Nat: So far in my stories, I have found that the only compelling characters I’ve managed to create are those I can empathise with. To me that means that I can catch glimpses of what’s going on inside them and see what it feels like to be them. Does Joe Protagonist massage a sense of victimhood when he sits in traffic? Does he care that he forgot to pack a lunch? What thoughts does he keep at bay by watching baseball? All these aspects and countless others, if considered from very far away, blend together to become our “point of view.” And, if my characters come off as believable, it is because I managed to get a sense of that point of view. So, I suppose that means I do share a point of view with my characters, at least partially, but that doesn’t mean they can’t also surprise me. That surprise comes when I realize how wrong I was in my assessment, and some new piece slides into place. That surprise is a great feeling.

Amoskeag:   Why did you begin “there”?  What inspired you to choose such a sensitive issue /conflict for your story?

Nat: Those who struggle with body issues and eating disorders are an appallingly large group in this country, and this group is troublingly faceless. There is no Michael J. Fox for this group, so it felt important to humanize those peculiar sterile words “bulimia” and “anorexia.” To that end, I started in the car, hoping to capture the words’ essence: crisis. The story starts in the middle of one and it ends when the crisis defused. But of course it isn’t really defused; there will be another one the next day, and the next day. The story could have started anywhere and have been more or less the same.

Amoskeag: Did you plan for your story to end the way it did and why/why not?

Nat: I did not. I’ve only written one story whose end I knew when I start, and I felt it came out too tidy and therefore absent of life.
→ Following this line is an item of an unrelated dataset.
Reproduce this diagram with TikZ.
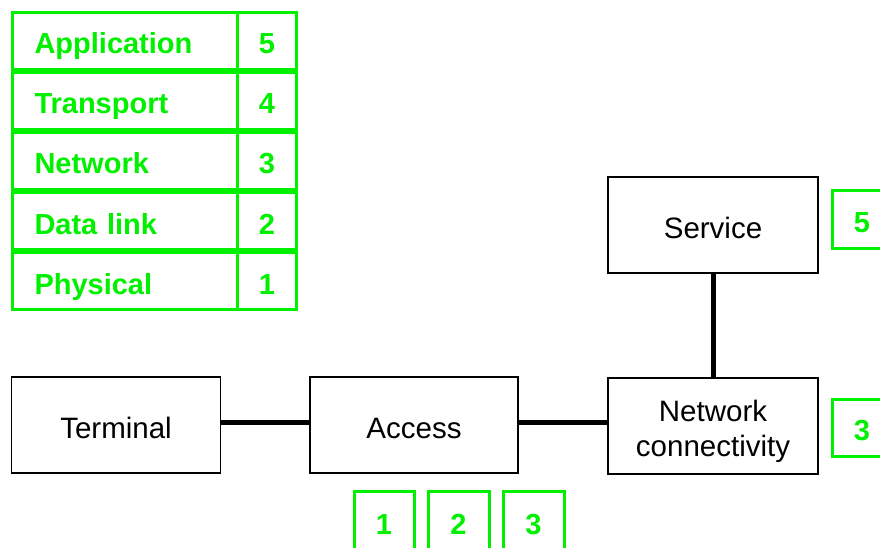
\documentclass[tikz,border=0pt]{standalone}
\usepackage{fontspec}
\setmainfont{Liberation Sans}
\definecolor{lgreen}{HTML}{00F000}
\begin{document}
\begin{tikzpicture}[x=1pt,y=-1pt,
  blk/.style={draw=black,line width=1.5pt,fill=white,inner sep=0pt,align=center,font=\fontsize{29.5}{35}\selectfont},
  blk1/.style={blk,text height=26pt,text depth=0pt},
  blktext/.style={inner sep=0pt,align=center,font=\fontsize{29.5}{35}\selectfont,text depth=0pt},
  grn/.style={draw=lgreen,line width=3pt,inner sep=0pt,text=lgreen,font=\fontsize{29}{32}\selectfont\bfseries,text height=26pt,text depth=0pt},
  lay/.style={grn,anchor=north west,minimum width=225pt,minimum height=57pt,text width=181pt,align=left},
  num/.style={grn,anchor=north west,minimum width=59pt,minimum height=57pt},
  conn/.style={line width=5pt,draw=black}]
\useasboundingbox (0,0) rectangle (880,548);
% layer table
\foreach \t/\n [count=\i from 0] in {Application/5,Transport/4,Network/3,Data link/2,Physical/1}{
  \node[lay] (L\i) at (11,{11+60*\i}) {\t};
  \node[num] (N\i) at (236,{11+60*\i}) {\n};
}
% black boxes
\node[blk1,minimum width=209pt,minimum height=96pt] (term) at (116,425) {Terminal};
\node[blk1,minimum width=208pt,minimum height=96pt] (acc) at (414,425) {Access};
\node[blk,minimum width=210pt,minimum height=96pt] (netc) at (713,426) {};
\node[blktext] (netct) at ([yshift=-2pt]netc.center) {Network\\connectivity};
\node[blk1,minimum width=210pt,minimum height=96pt] (serv) at (713,225) {Service};
\draw[conn] (term.east |- 0,422) -- (acc.west |- 0,422);
\draw[conn] (acc.east |- 0,422) -- (netc.west |- 0,422);
\draw[conn] (serv.south) -- (netc.north);
% green small boxes
\node[grn,minimum width=60pt,minimum height=57pt] (g5) at (862,219.5) {5};
\node[grn,minimum width=60pt,minimum height=57pt] (g3) at (862,427.5) {3};
\node[grn,minimum width=60pt,minimum height=60pt] (b1) at (384,521) {1};
\node[grn,minimum width=61pt,minimum height=60pt] (b2) at (458.5,521) {2};
\node[grn,minimum width=61pt,minimum height=60pt] (b3) at (533.5,521) {3};
\end{tikzpicture}
\end{document}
Much better for me is to start with a character or situation that interests me, and see where it takes me. Each story is always telling you where it needs to go next, you just have to listen. My hope is that if I find my ending surprising, the reader will too.
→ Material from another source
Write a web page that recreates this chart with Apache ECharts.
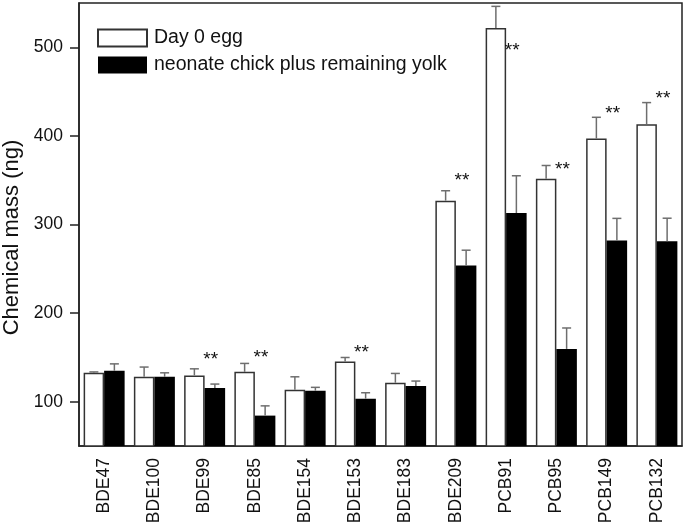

Amoskeag: How did you construct the language of the piece?  How did you come to hear and record the feelings of your narrator?

Nat: To the extent that I thought explicitly about tone, my thought was this: the pacing has to be just right. Moments of crisis seem to move by at breakneck speed, but not quite: they also lurch into moments of odd overfull stillness. I wanted the reader to experience the event with the narrator, so it was important to get his sense of time. But how does one strike that tone? Couldn’t say. Lots of drafts though.
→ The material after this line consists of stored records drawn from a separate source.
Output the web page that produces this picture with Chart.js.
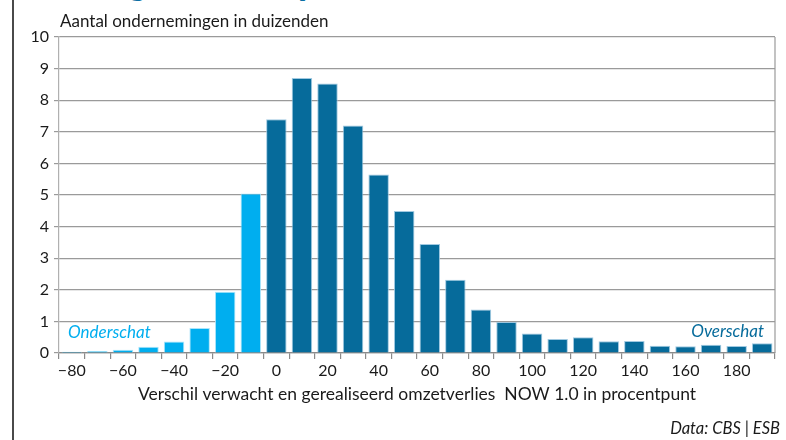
<!DOCTYPE html>
<html>
<head>
<meta charset="utf-8">
<script src="https://cdn.jsdelivr.net/npm/chart.js@4"></script>
<style>
  html, body { margin: 0; padding: 0; background: #fff; }
  #wrap { position: relative; width: 786px; height: 440px; overflow: hidden; }
  #frame { position: absolute; left: 12px; top: 0; width: 2px; height: 440px; background: #4a4a4a; }
  .head { position: absolute; font-family: Lato, sans-serif; font-weight: 900; font-size: 36px; color: #0b6fa4; line-height: 36px; }
  canvas { position: absolute; left: 0; top: 0; }
</style>
</head>
<body>
<div id="wrap">
  <div id="frame"></div>
  <span class="head" style="left:128px; top:-37px;">g</span>
  <span class="head" style="left:296px; top:-37px;">y</span>
  <canvas id="c" width="786" height="440"></canvas>
</div>
<script>
// ---- data ----
const categories = [-80, -70, -60, -50, -40, -30, -20, -10, 0, 10, 20, 30, 40, 50, 60, 70, 80, 90, 100, 110, 120, 130, 140, 150, 160, 170, 180, 190];
const counts = [0.04, 0.06, 0.10, 0.20, 0.36, 0.79, 1.94, 5.05, 7.40, 8.70, 8.53, 7.20, 5.65, 4.49, 3.45, 2.32, 1.38, 0.98, 0.62, 0.44, 0.50, 0.37, 0.38, 0.23, 0.21, 0.26, 0.22, 0.31];
const shownTicks = [-80, -60, -40, -20, 0, 20, 40, 60, 80, 100, 120, 140, 160, 180];
const yTicks = [0, 1, 2, 3, 4, 5, 6, 7, 8, 9, 10];

const yTitle = 'Aantal ondernemingen in duizenden';
const xTitle = 'Verschil verwacht en gerealiseerd omzetverlies  NOW 1.0 in procentpunt';
const sourceText = 'Data: CBS | ESB';
const underLabel = 'Onderschat';
const overLabel = 'Overschat';

const LIGHT = '#00aeef';
const DARK = '#066b9b';
const FONT = 'Lato, "Open Sans", sans-serif';

const fmt = v => (v < 0 ? '\u2212' + Math.abs(v) : String(v));

const textPlugin = {
  id: 'extraText',
  afterDraw(chart) {
    const ctx = chart.ctx;
    const a = chart.chartArea;
    ctx.save();
    // right frame of plot
    ctx.strokeStyle = '#9a9a9a';
    ctx.lineWidth = 1.2;
    ctx.beginPath();
    ctx.moveTo(a.right, a.top);
    ctx.lineTo(a.right, a.bottom);
    ctx.stroke();
    // y title above plot
    ctx.fillStyle = '#1a1a1a';
    ctx.font = '17px ' + FONT;
    ctx.textAlign = 'left';
    ctx.textBaseline = 'alphabetic';
    ctx.fillText(yTitle, a.left + 1, a.top - 10);
    // annotations
    ctx.font = 'italic 17px ' + FONT;
    ctx.fillStyle = LIGHT;
    ctx.fillText(underLabel, a.left + 9, a.bottom - 15);
    ctx.fillStyle = DARK;
    ctx.textAlign = 'right';
    ctx.fillText(overLabel, a.right - 11, a.bottom - 16);
    // source
    ctx.fillStyle = '#1a1a1a';
    ctx.font = 'italic 16.5px ' + FONT;
    ctx.fillText(sourceText, 780, 434);
    ctx.restore();
  }
};

new Chart(document.getElementById('c'), {
  type: 'bar',
  data: {
    labels: categories.map(String),
    datasets: [{
      data: counts,
      backgroundColor: categories.map(c => (c < 0 ? LIGHT : DARK)),
      borderColor: categories.map(c => (c < 0 ? 'rgba(160,225,250,0.9)' : 'rgba(150,195,222,0.9)')),
      borderWidth: 1,
      borderSkipped: 'bottom',
      categoryPercentage: 1.0,
      barPercentage: 0.8
    }]
  },
  options: {
    responsive: false,
    animation: false,
    devicePixelRatio: 1,
    layout: { padding: { left: 30, right: 11, top: 37, bottom: 0 } },
    plugins: {
      legend: { display: false },
      tooltip: { enabled: false }
    },
    scales: {
      x: {
        offset: true,
        grid: {
          offset: true,
          drawOnChartArea: false,
          drawTicks: true,
          tickLength: 6,
          color: '#8a8a8a',
          lineWidth: 1.2
        },
        border: { display: true, color: '#8a8a8a', width: 1.2 },
        ticks: {
          autoSkip: false,
          maxRotation: 0,
          padding: 2,
          color: '#1a1a1a',
          font: { family: FONT, size: 16 },
          callback: function (val, idx) {
            const c = categories[idx];
            return shownTicks.includes(c) ? fmt(c) : '';
          }
        },
        title: {
          display: true,
          text: xTitle,
          color: '#1a1a1a',
          font: { family: FONT, size: 17.5 },
          padding: { top: 0, bottom: 35 }
        },
        afterFit(scale) { scale.height = 87; }
      },
      y: {
        min: 0,
        max: 10,
        afterBuildTicks(scale) { scale.ticks = yTicks.map(v => ({ value: v })); },
        grid: {
          color: '#9a9a9a',
          lineWidth: 1.2,
          tickLength: 5,
          drawTicks: true
        },
        border: { display: true, color: '#b0b0b0', width: 1.2 },
        ticks: {
          padding: 5,
          color: '#1a1a1a',
          font: { family: FONT, size: 16 }
        },
        afterFit(scale) { scale.width = 29; }
      }
    }
  },
  plugins: [textPlugin]
});
</script>
</body>
</html>
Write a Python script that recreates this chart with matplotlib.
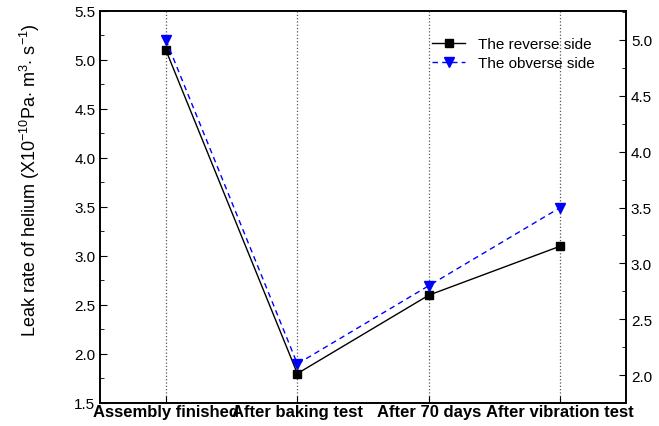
import matplotlib.pyplot as plt
import numpy as np
from matplotlib.ticker import MultipleLocator

plt.rcParams['font.family'] = ['Liberation Sans', 'DejaVu Sans']
plt.rcParams['mathtext.fontset'] = 'custom'
plt.rcParams['mathtext.rm'] = 'Liberation Sans'
plt.rcParams['mathtext.it'] = 'Liberation Sans'

# Stages and measured leak rates
stages = ['Assembly finished', 'After baking test', 'After 70 days', 'After vibration test']
reverse_side = [5.1, 1.8, 2.6, 3.1]
obverse_side = [5.0, 2.1, 2.8, 3.5]

x = np.arange(len(stages))

fig = plt.figure(figsize=(6.59, 4.27), dpi=100)
ax = fig.add_axes([0.152, 0.054, 0.798, 0.918])
ax2 = ax.twinx()

# vertical dotted guides at each stage
for xi in x:
    ax.axvline(xi, color='#555555', linestyle=':', linewidth=0.9, zorder=0)

l1, = ax.plot(x, reverse_side, color='black', linewidth=1.0, marker='s',
              markersize=6, label='The reverse side', zorder=3)
l2, = ax2.plot(x, obverse_side, color='blue', linewidth=1.0, linestyle='--',
               dashes=(4, 3), marker='v', markersize=7, label='The obverse side', zorder=3)

ax.set_xlim(-0.5, 3.5)
ax.set_ylim(1.5, 5.5)
ax2.set_ylim(1.75, 5.26)

ax.set_xticks(x)
ax.set_xticklabels(stages, fontsize=12, fontweight='bold')
ax.tick_params(axis='x', direction='in', length=5, pad=1)

ax.yaxis.set_major_locator(MultipleLocator(0.5))
ax.yaxis.set_minor_locator(MultipleLocator(0.25))
ax.tick_params(axis='y', which='major', direction='in', length=5, labelsize=11)
ax.tick_params(axis='y', which='minor', direction='in', length=3)

ax2.yaxis.set_minor_locator(MultipleLocator(0.25))
ax2.set_yticks(np.arange(2.0, 5.01, 0.5))
ax2.tick_params(axis='y', which='major', direction='in', length=5, labelsize=11)
ax2.tick_params(axis='y', which='minor', direction='in', length=3)

for a in (ax, ax2):
    for s in a.spines.values():
        s.set_linewidth(1.2)

ax.set_ylabel('Leak rate of helium (X10$^{\\mathrm{-10}}$Pa$\\cdot$ m$^{3}$$\\cdot$ s$^{\\mathrm{-1}}$)',
              fontsize=13)
ax.yaxis.set_label_coords(-0.11, 0.57)

ax.legend(handles=[l1, l2], loc='upper right', bbox_to_anchor=(0.96, 0.96),
          frameon=False, fontsize=11, handlelength=2.2, borderaxespad=0.3, labelspacing=0.3)

plt.savefig('out.png', dpi=100)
Amoskeag: What is the significance of the line “You don’t love me, you’re ashamed of me”?

Nat: This is the line Mel uses to get the narrator to relent and put off the confrontation. He decides to wait until a better moment to press her to keep her word. Of course, she won’t keep her word next time either. The line is also significant, I hope, because I believe that Mel is correct. The narrator is lying either to her or to himself, and it’s true he no longer loves her. Sooner or later, he’ll confirm her worst fear.

Amoskeag: How do you feel when a piece gets accepted and readers that you don’t know are now going to complete the story that you worked so hard at to shape? What emotions do you want the readers to feel or what messages do you want them to comprehend?

Nat: It feels great! As a young writer with little chance of getting paid for my stories any time soon, writing is necessarily a solitary labor of love. I write because I love it, because I need it, because I don’t know what else I’d do. And so when a story gets accepted, it means that somebody connected with what I wrote, and that makes me feel more confident in my work. But I don’t have specific emotions or messages I’m trying to communicate; I’m not sure fiction is a great medium for messages and, even if it were, I don’t have one. Instead, I just hope that each reader finds the story engaging enough to finish, and gets enough from it to be glad to have done so.

Amoskeag: What’s next for you as a writer?

Nat: This fall I’m taking a fiction workshop at the 92Y and applying to MFA programs for next year. And, of course, doing at least a little bit of writing each day.